Orgoglio in carrozzina: dal nulla, ai playoff

Quella che sembrava una proposta lanciata nel vuoto è diventata una splendida realtà, tanto da raggiungere i playoff.

Diavolo come corrono quelle carrozzine: corrono, anzi volano. Vanno lontano e non hanno nessuna intenzione di fermarsi: provateci voi, se potete. Quattro anni fa erano un sogno, un’intenzione, un’idea. Un volo di Roberto Bof che dal palco del Vela lanciò la palla a Cecco Vescovi: «Mettiamo in piedi la squadra, facciamo di Varese la vera Basket City d’Italia: l’unica a primeggiare nella pallacanestro in piedi e in quella in carrozzina».
La gente applaudì, quella sera, e noi storcemmo il naso perché sembravano i soliti applausi di chi dice “bene, bravo, bello” e poi dopo un po’ se ne dimentica. Invece, chissà come, questa è una storia diversa: anzi, una diversamente storia.
Perché è successo che quel pallone lanciato è stato raccolto da qualcuno, e questo qualcuno l’ha passato al suo vicino che è riuscito a fare canestro: insomma, nelle squadre che vincono le partite si fa così.

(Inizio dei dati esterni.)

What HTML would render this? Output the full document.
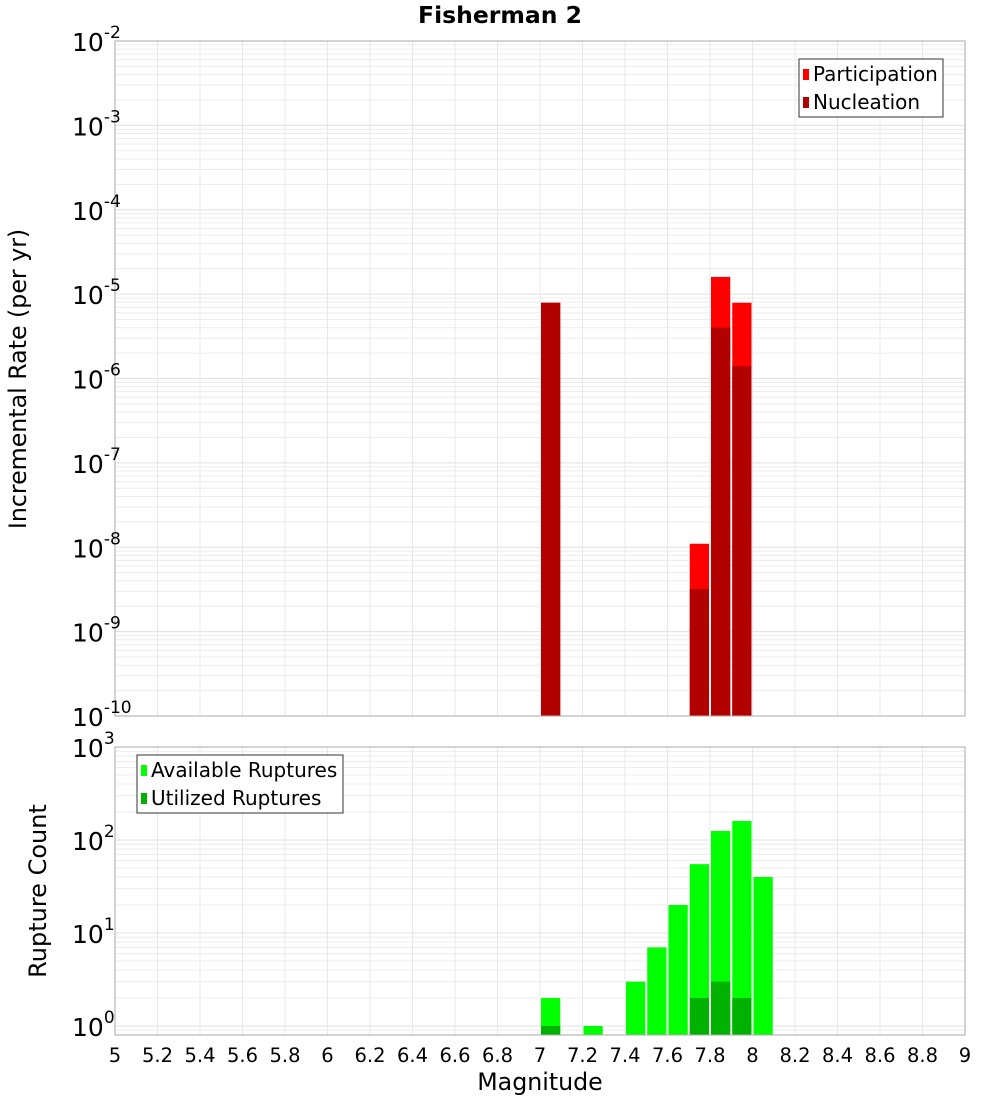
<!DOCTYPE html>
<html><head><meta charset="utf-8"><style>
body{margin:0;background:#fff}
text{font-family:"DejaVu Sans","Liberation Sans",sans-serif}
</style></head><body>
<svg id="c" width="1000" height="1100" xmlns="http://www.w3.org/2000/svg">
<text x="500" y="23" text-anchor="middle" font-size="23.5" font-weight="bold">Fisherman 2</text>
<text transform="translate(26,379) rotate(-90)" text-anchor="middle" font-size="23.7">Incremental Rate (per yr)</text>
<text transform="translate(46,891) rotate(-90)" text-anchor="middle" font-size="24">Rupture Count</text>
<text x="540" y="1090" text-anchor="middle" font-size="23.7">Magnitude</text>
<g id="top"></g><g id="bot"></g>
</svg>
<script>
const bins=[7.05,7.75,7.85,7.95];
const participation=[7.9e-6,1.1e-8,1.6e-5,7.9e-6];
const nucleation=[7.9e-6,3.2e-9,4.0e-6,1.4e-6];
const countBins=[7.05,7.25,7.45,7.55,7.65,7.75,7.85,7.95,8.05];
const available=[2,1,3,7,20,55,125,160,40];
const utilBins=[7.05,7.75,7.85,7.95];
const utilized=[1,2,3,2];
const xTicks=["5","5.2","5.4","5.6","5.8","6","6.2","6.4","6.6","6.8","7","7.2","7.4","7.6","7.8","8","8.2","8.4","8.6","8.8","9"];
const topExp=[-2,-3,-4,-5,-6,-7,-8,-9,-10];
const botExp=[0,1,2,3];
const NS="http://www.w3.org/2000/svg";
const X0=115,X1=965;
const xs=m=>X0+(m-5)/4*(X1-X0);
function mk(p,t,a){const e=document.createElementNS(NS,t);for(const k in a)e.setAttribute(k,a[k]);p.appendChild(e);return e;}
function panel(g,yT,yB,ys,lo,hi){
 for(let d=Math.floor(lo);d<Math.ceil(hi);d++)for(let k=1;k<10;k++){const v=d+Math.log10(k);if(v<lo||v>hi)continue;const y=ys(v);
  const l=mk(g,'line',{x1:X0,x2:X1,y1:y,y2:y,stroke:k==1?'#e0e0e0':'#ececec','stroke-width':1});}
 xTicks.forEach(t=>{const x=xs(+t);const l=mk(g,'line',{x1:x,x2:x,y1:yT,y2:yB,stroke:'#e8e8e8'});});
}
function bar(g,m,v,ys,yB,fill,name){const y=ys(Math.log10(v));const r=mk(g,'rect',{x:xs(m-0.05)+1,y:y,width:(X1-X0)/40-2,height:yB-y,fill:fill});}
function ylab(g,e,y,name){const t=mk(g,'text',{x:72,y:y+10,'font-size':25});t.textContent='10';const s=mk(t,'tspan',{dy:-13,'font-size':17});s.textContent=String(e);}
const tg=document.getElementById('top');const TT=41,TB=716;
const ysT=v=>TT+(-2-v)/8*(TB-TT);
panel(tg,TT,TB,ysT,-10,-2);
bins.forEach((m,i)=>bar(tg,m,participation[i],ysT,TB,'#ff0000','participation-bar'));
bins.forEach((m,i)=>bar(tg,m,nucleation[i],ysT,TB,'#b20000','nucleation-bar'));
let f=mk(tg,'rect',{x:X0,y:TT,width:X1-X0,height:TB-TT,fill:'none',stroke:'#aaa'});
topExp.forEach(e=>ylab(tg,e,ysT(e),'top-y-tick-label'));
const bg=document.getElementById('bot');const BT=747,BB=1035;
const ysB=v=>BT+(3-v)*93;
const lo=3-(BB-BT)/93;
panel(bg,BT,BB,ysB,lo,3);
countBins.forEach((m,i)=>bar(bg,m,available[i],ysB,BB,'#00ff00','available-bar'));
utilBins.forEach((m,i)=>bar(bg,m,utilized[i],ysB,BB,'#00b200','utilized-bar'));
f=mk(bg,'rect',{x:X0,y:BT,width:X1-X0,height:BB-BT,fill:'none',stroke:'#aaa'});
botExp.forEach(e=>ylab(bg,e,ysB(e),'bottom-y-tick-label'));
xTicks.forEach(t=>{const e=mk(bg,'text',{x:xs(+t),y:1062,'text-anchor':'middle','font-size':19.5});e.textContent=t;});
function legend(g,x,y,w,items,name){const r=mk(g,'rect',{x:x,y:y,width:w,height:58,fill:'#fff',stroke:'#333'});
 items.forEach((it,i)=>{const s=mk(g,'rect',{x:x+4,y:y+10+i*28,width:6,height:11,fill:it[1]});
 const t=mk(g,'text',{x:x+14,y:y+22+i*28,'font-size':20});t.textContent=it[0];});}
legend(tg,799,59,144,[['Participation','#ff0000'],['Nucleation','#b20000']],'top-legend');
legend(bg,137,755,206,[['Available Ruptures','#00ff00'],['Utilized Ruptures','#00b200']],'bottom-legend');
</script>
</body></html>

La Pallacanestro Varese ha accettato la sfida e l’ha messa nelle mani giuste (bravo, Mario Oioli), mani che hanno scelto le persone giuste (bravo Carlo Marinello, Antonio Bazzi e tutti gli altri), persone che hanno fatto le cose giuste. Lungo la strada gli amici dell’Handicap Sport hanno trovato un grande amico di nome Renzo Cimberio che ha deciso di legare il nome della sua azienda a questa avventura. La squadra è partita da lontano, dalla serie B,

senza paura di alzare la testa e sparare: «Vogliamo tornare in serie A perché quello è il posto di Varese». Partita dopo partita gli spalti della palestra di Valle Olona si sono riempiti tanto che quella palestra è diventata troppo piccola e ci si è dovuti trasferire al Palazzetto di Malnate. Anche perché questi ragazzi si son messi a vincere partite, una via l’altra: promozione in serie A2, poi il salto in serie A1, ora l’ennesimo mezzo miracolo. Perché con la vittoria ottenuta sabato scorso i ragazzi della “Cimberio seduta” (ormai si chiamano così) hanno centrato i playoff, alla loro prima esperienza nella massima serie. Ed è un po’ come se gli applausi di quella sera al Vela fossero continuati fino ad oggi, diventando ancora più forti e scroscianti.

Perché ci piacciono così tanto? Semplice: perché non pensano che sia tutto dovuto, che loro in quanto disabili debbano avere delle vie preferenziali o dei diritti acquisiti. Ci piacciono perché non hanno mai chiesto nulla ma si sono conquistati tutto, e ci piacciono perché loro giocano per vincere ma non solo. Ci piacciono perché la palestra dove loro si allenano si è riempita di gente nuova, ragazzi costretti in carrozzina che hanno voluto provare a prendere in mano la loro vita imparando a giocare a basket.
Dal nulla ai playoff nel giro di quattro anni: bello, ragazzi. Ora non vi fermate, ma continuate a correre. Ora non montatevi la testa, ma continuate a essere voi stessi. Ora non pensate di essere arrivati, ma continuate a sognare traguardi nuovi. Siete la storia più bella di questa città: rendeteci orgogliosi di noi.